John Stewart Jr. died in 1885 and after a few years of farming, Christina, Thomas, Christy, who by that time was qualified as a teacher, and Maggie moved into Stratford. Catherine had married Alexander McMillan in1892 and Donald, who had stayed in North Easthope, remained engaged in farming.
They lived at 50 Britannia for a short time while Thomas had the house at 54 Elizabeth Street built. In 1897, they moved into the new house. Thomas was noted as being “retired” on the assessment roll for that year. John Cameron Stewart also lived with the family for a few years at 54 Elizabeth Street but in 1902 he married Catherine McTavish and returned to farming in North Easthope. Years later, they would also move to Stratford.
By the time the 1901 census was taken, Thomas had moved out west. Although he continued to own the house until 1915, he did not return to live in Stratford. The census shows Christina, her son John C and her daughter Christy as well as her granddaughter, Oral McMillan, living in the house. Tragedy had struck the family in 1899 when Catherine Stewart McMillan died of TB. Alexander McMillan left their one year old daughter in the care of her grandmother while he continued to raise their young son.
The 1911 census shows that Oral had returned to live with her father and brother while her grandmother, Christina, and her aunt, Christy, had moved to Manitoba. By 1911, they were living on Pine Street in Winnipeg. It was in Winnipeg that Thomas married Margaret Hill in 1914. Thomas and Margaret moved to Saskatchewan and later to Kelwood, Manitoba.

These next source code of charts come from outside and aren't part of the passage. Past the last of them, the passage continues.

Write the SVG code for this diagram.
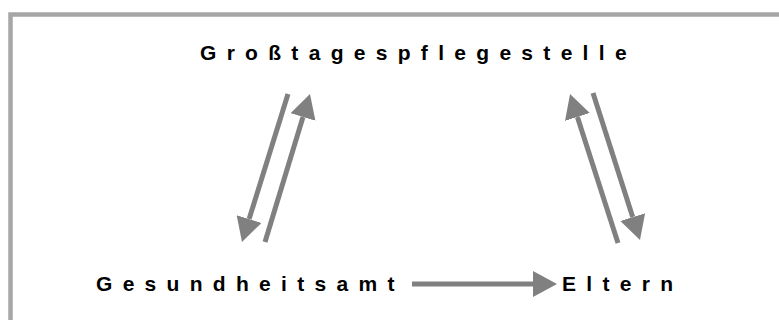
<svg xmlns="http://www.w3.org/2000/svg" width="779" height="320" viewBox="0 0 779 320">
<style>
.lbl{font-family:"Liberation Sans",Arial,sans-serif;font-size:21px;font-weight:bold;letter-spacing:10.3px;fill:#000}
.con{stroke:#808080;stroke-width:5;fill:none}
</style>
<defs>
<marker id="ah" viewBox="0 0 24 26" refX="0" refY="13" markerWidth="24" markerHeight="26" markerUnits="userSpaceOnUse" orient="auto">
<path d="M0,0 L24,13 L0,26 Z" fill="#808080"/>
</marker>
</defs>
<rect x="0" y="0" width="779" height="320" fill="#fff"/>
<rect x="10.5" y="14.5" width="900" height="400" fill="none" stroke="#a6a6a6" stroke-width="4.5"/>
<g id="grosstagespflegestelle"><text class="lbl" x="200" y="59.5">Großtagespflegestelle</text></g>
<g id="gesundheitsamt"><text class="lbl" x="96" y="291">Gesundheitsamt</text></g>
<g id="eltern"><text class="lbl" x="562" y="291">Eltern</text></g>
<g id="connectors">
<path class="con" d="M288,94 L249.1,219.1" marker-end="url(#ah)"/>
<path class="con" d="M265,242 L303,117" marker-end="url(#ah)"/>
<path class="con" d="M618,243 L577.4,116.9" marker-end="url(#ah)"/>
<path class="con" d="M593,93 L632.7,217.1" marker-end="url(#ah)"/>
<path class="con" d="M412,284 L533,284" marker-end="url(#ah)"/>
</g>
</svg>
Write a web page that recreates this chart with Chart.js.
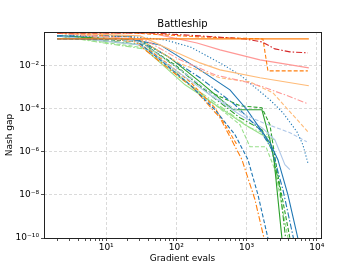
<!DOCTYPE html>
<html><head><meta charset="utf-8">
<script src="https://cdn.jsdelivr.net/npm/chart.js@4"></script>
<style>html,body{margin:0;padding:0;background:#fff}</style>
</head><body>
<canvas id="c" width="357" height="268"></canvas>
<script>
// ---- data (gradient evals, Nash gap) ----
const xTickValues = [10, 100, 1000, 10000];
const xTickLabels = ['10\u00B9', '10\u00B2', '10\u00B3', '10\u2074'];
const yTickValues = [1e-10, 1e-8, 1e-6, 1e-4, 1e-2];
const yTickLabels = ['10\u207B\u00B9\u2070', '10\u207B\u2078', '10\u207B\u2076', '10\u207B\u2074', '10\u207B\u00B2'];

const orangeSolidX = [2, 7720];
const orangeSolidY = [0.172, 0.172];
const redDashDotX = [2, 42.3, 217, 949, 1656, 2535, 4142, 7470];
const redDashDotY = [0.327, 0.327, 0.237, 0.172, 0.125, 0.0593, 0.0431, 0.0387];
const orangeDashedX = [2, 21.9, 217, 1711, 2015, 7470];
const orangeDashedY = [0.327, 0.327, 0.213, 0.172, 0.00569, 0.00569];
const lightRedSolidX = [2, 42.3, 197, 418, 1552, 7720];
const lightRedSolidY = [0.327, 0.327, 0.112, 0.0533, 0.0184, 0.00783];
const lightOrangeSolidX = [2, 30.5, 95.7, 217, 418, 1552, 7720];
const lightOrangeSolidY = [0.327, 0.237, 0.0431, 0.0133, 0.00632, 0.0027, 0.00115];
const lightRedDashedX = [2, 35.9, 113, 355, 949, 1711, 3518, 7470];
const lightRedDashedY = [0.327, 0.155, 0.0184, 0.00371, 0.00176, 0.00103, 0.00044, 0.000169];
const lightOrangeDashedX = [2, 30.5, 113, 418, 1118, 2373, 4142, 5750, 7470];
const lightOrangeDashedY = [0.327, 0.155, 0.012, 0.0027, 0.00176, 0.000545, 7.2e-5, 2.22e-5, 8.5e-6];
const blueDottedX = [2, 25.9, 69, 157, 418, 805, 2152, 3296, 5210, 6340, 7470];
const blueDottedY = [0.237, 0.213, 0.155, 0.0734, 0.0133, 0.00371, 0.000258, 6.5e-5, 8.5e-6, 2.13e-6, 3.1e-7];
const lightBlueDashedX = [2, 30.5, 113, 418, 949, 1711, 4142, 7230];
const lightBlueDashedY = [0.327, 0.125, 0.00632, 0.000258, 5.2e-5, 2.22e-5, 7.7e-6, 2.9e-6];
const blueSolidX = [2, 21.9, 58.7, 217, 580, 1014, 2152, 2797, 3880, 5380];
const blueSolidY = [0.172, 0.172, 0.0908, 0.00632, 0.00075, 8.9e-5, 2.6e-6, 4.3e-7, 1.03e-8, 1e-10];
const blueDashDotX = [2, 21.9, 69, 217, 684, 1552, 2297, 3296, 4650];
const blueDashDotY = [0.237, 0.237, 0.0313, 0.0027, 0.000152, 1.05e-5, 1.25e-6, 1.76e-8, 1e-10];
const blueDashedX = [2, 25.9, 58.7, 157, 355, 684, 1047, 1452, 2015];
const blueDashedY = [0.172, 0.155, 0.0184, 0.00128, 8.9e-5, 6.2e-6, 4.3e-7, 1.03e-8, 1e-10];
const lightBlueSolidX = [2, 30.5, 95.7, 301, 805, 1656, 2535, 3518, 4142];
const lightBlueSolidY = [0.237, 0.0908, 0.00632, 0.00044, 5.2e-5, 1.31e-5, 3.6e-6, 2.5e-7, 1.48e-7];
const orangeDashDotX = [2, 25.9, 58.7, 173, 418, 860, 1316, 1770];
const orangeDashDotY = [0.327, 0.125, 0.0148, 0.000929, 3.8e-5, 4.3e-7, 6.1e-9, 1e-10];
const orangeLowDashedX = [2, 21.9, 58.7, 157, 355, 730];
const orangeLowDashedY = [0.327, 0.213, 0.0227, 0.00176, 0.00011, 2.13e-6];
const greenSolidX = [2, 30.5, 81.3, 217, 641, 1656, 2152, 2460, 3189];
const greenSolidY = [0.237, 0.155, 0.0227, 0.00176, 8.9e-5, 8.9e-5, 3.6e-6, 4.3e-7, 1e-10];
const greenDashedX = [2, 30.5, 95.7, 256, 805, 1656, 2152, 2706, 4142];
const greenDashedY = [0.237, 0.125, 0.0108, 0.00075, 0.000136, 0.00011, 1.8e-5, 1.48e-7, 1e-10];
const greenDashDotX = [2, 35.9, 113, 301, 805, 1656, 2297, 3000, 3600];
const greenDashDotY = [0.237, 0.0908, 0.00632, 0.00044, 3.8e-5, 1.05e-5, 1.25e-6, 1.76e-8, 1e-10];
const lightGreenDashedX = [2, 35.9, 113, 355, 805, 1118, 1888, 2535, 3900];
const lightGreenDashedY = [0.237, 0.0659, 0.0027, 0.000152, 1.8e-5, 1.72e-6, 1.72e-6, 1.48e-7, 1e-10];
const lightGreenSolidX = [2, 30.5, 133, 418, 949, 1656, 2535];
const lightGreenSolidY = [0.237, 0.0908, 0.00128, 0.00011, 1.8e-5, 6.2e-6, 3.6e-6];
const lightGreenDashDotX = [2, 42.3, 157, 493, 1118, 2015];
const lightGreenDashDotY = [0.237, 0.0533, 0.00128, 8.9e-5, 1.31e-5, 6.2e-6];

// ---- styling ----
const C = {
  blue: '#1f77b4', lblue: '#aec7e8', orange: '#ff7f0e', lorange: '#ffbb78',
  green: '#2ca02c', lgreen: '#98df8a', red: '#d62728', lred: '#ff9896'
};
const D = { solid: [], dashed: [4, 2], dashdot: [6, 2, 1.5, 2], dotted: [1.2, 2] };

function mk(xs, ys, color, dash) {
  return {
    data: xs.map((x, i) => ({ x: x, y: ys[i] })),
    borderColor: color, borderDash: dash, borderWidth: 1.1,
    pointRadius: 0, showLine: true, fill: false, tension: 0
  };
}

const datasets = [
  mk(orangeSolidX, orangeSolidY, C.orange, D.solid),
  mk(redDashDotX, redDashDotY, C.red, D.dashdot),
  mk(orangeDashedX, orangeDashedY, C.orange, D.dashed),
  mk(lightRedSolidX, lightRedSolidY, C.lred, D.solid),
  mk(lightOrangeSolidX, lightOrangeSolidY, C.lorange, D.solid),
  mk(lightRedDashedX, lightRedDashedY, C.lred, D.dashdot),
  mk(lightOrangeDashedX, lightOrangeDashedY, C.lorange, D.dashed),
  mk(blueDottedX, blueDottedY, C.blue, D.dotted),
  mk(lightBlueDashedX, lightBlueDashedY, C.lblue, D.dashed),
  mk(blueSolidX, blueSolidY, C.blue, D.solid),
  mk(blueDashDotX, blueDashDotY, C.blue, D.dashdot),
  mk(blueDashedX, blueDashedY, C.blue, D.dashed),
  mk(lightBlueSolidX, lightBlueSolidY, C.lblue, D.solid),
  mk(orangeDashDotX, orangeDashDotY, C.orange, D.dashdot),
  mk(orangeLowDashedX, orangeLowDashedY, C.orange, D.dashed),
  mk(greenSolidX, greenSolidY, C.green, D.solid),
  mk(greenDashedX, greenDashedY, C.green, D.dashed),
  mk(greenDashDotX, greenDashDotY, C.green, D.dashdot),
  mk(lightGreenDashedX, lightGreenDashedY, C.lgreen, D.dashed),
  mk(lightGreenSolidX, lightGreenSolidY, C.lgreen, D.solid),
  mk(lightGreenDashDotX, lightGreenDashDotY, C.lgreen, D.dashdot)
];

const xMinor = [];
for (let e = 0; e <= 4; e++) for (let m = 1; m <= 9; m++) {
  const v = m * Math.pow(10, e);
  if (v >= 1.3 && v <= 11500) xMinor.push(v);
}
const isPow10 = v => Math.abs(Math.log10(v) - Math.round(Math.log10(v))) < 1e-9;

const FONT = "'DejaVu Sans', sans-serif";

const framePlugin = {
  id: 'frame',
  afterDraw(chart) {
    const a = chart.chartArea, ctx = chart.ctx;
    ctx.save();
    ctx.strokeStyle = '#222';
    ctx.lineWidth = 1;
    ctx.strokeRect(Math.round(a.left) + 0.5, Math.round(a.top) + 0.5,
      Math.round(a.right - a.left), Math.round(a.bottom - a.top));
    ctx.restore();
  }
};

new Chart(document.getElementById('c'), {
  type: 'scatter',
  data: { datasets: datasets },
  plugins: [framePlugin],
  options: {
    responsive: false, animation: false,
    layout: { padding: { left: 0, right: 36, top: 0, bottom: 0 } },
    plugins: {
      legend: { display: false }, tooltip: { enabled: false },
      title: {
        display: true, text: 'Battleship', fullSize: false, color: '#000',
        font: { family: FONT, size: 10, weight: 'normal' },
        padding: { top: 18, bottom: 2 }
      }
    },
    scales: {
      x: {
        type: 'logarithmic', min: 1.3, max: 11500,
        afterBuildTicks: s => { s.ticks = xMinor.map(v => ({ value: v })); },
        afterFit: s => { s.height = 30; },
        ticks: {
          autoSkip: false, maxRotation: 0, color: '#000', padding: 1,
          font: { family: FONT, size: 9 },
          callback: v => { const i = xTickValues.indexOf(v); return i >= 0 ? xTickLabels[i] : ''; }
        },
        grid: {
          color: c => (c.tick && isPow10(c.tick.value)) ? '#d0d0d0' : 'rgba(0,0,0,0)',
          tickColor: '#222', tickLength: 3, lineWidth: 0.8
        },
        border: { display: false, dash: [3, 2] },
        title: {
          display: true, text: 'Gradient evals', color: '#000',
          font: { family: FONT, size: 9 }, padding: { top: 0, bottom: 4 }
        }
      },
      y: {
        type: 'logarithmic', min: 1e-10, max: 0.36,
        afterBuildTicks: s => { s.ticks = yTickValues.map(v => ({ value: v })); },
        afterFit: s => { s.width = 44; },
        ticks: {
          autoSkip: false, color: '#000', padding: 2,
          font: { family: FONT, size: 9 },
          callback: v => { const i = yTickValues.findIndex(t => Math.abs(Math.log10(t) - Math.log10(v)) < 1e-6); return i >= 0 ? yTickLabels[i] : ''; }
        },
        grid: {
          color: c => (c.tick && c.tick.value > 2e-10) ? '#d0d0d0' : 'rgba(0,0,0,0)',
          tickColor: '#222', tickLength: 3, lineWidth: 0.8
        },
        border: { display: false, dash: [3, 2] },
        title: {
          display: true, text: 'Nash gap', color: '#000',
          font: { family: FONT, size: 9 }, padding: { top: 4, bottom: 0 }
        }
      }
    }
  }
});
</script>
</body></html>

Christina and Christy returned to Ontario in 1920. Christina moved in with her son, John, and her daughter in law. John had been out of farming for a time and had engaged in politics, becoming an alderman in Stratford for a number of terms. He also took an active part in the establishment of the Bell Telephone system in Shakespeare. Christy took a teaching job in nearby Fullerton.
Christina died in 1925 and is buried in St. Andrew’s Cemetery, North Easthope beside her husband John who had died 40 years earlier. Thomas lived the rest of his days in Kelwood, Manitoba where he died in 1956.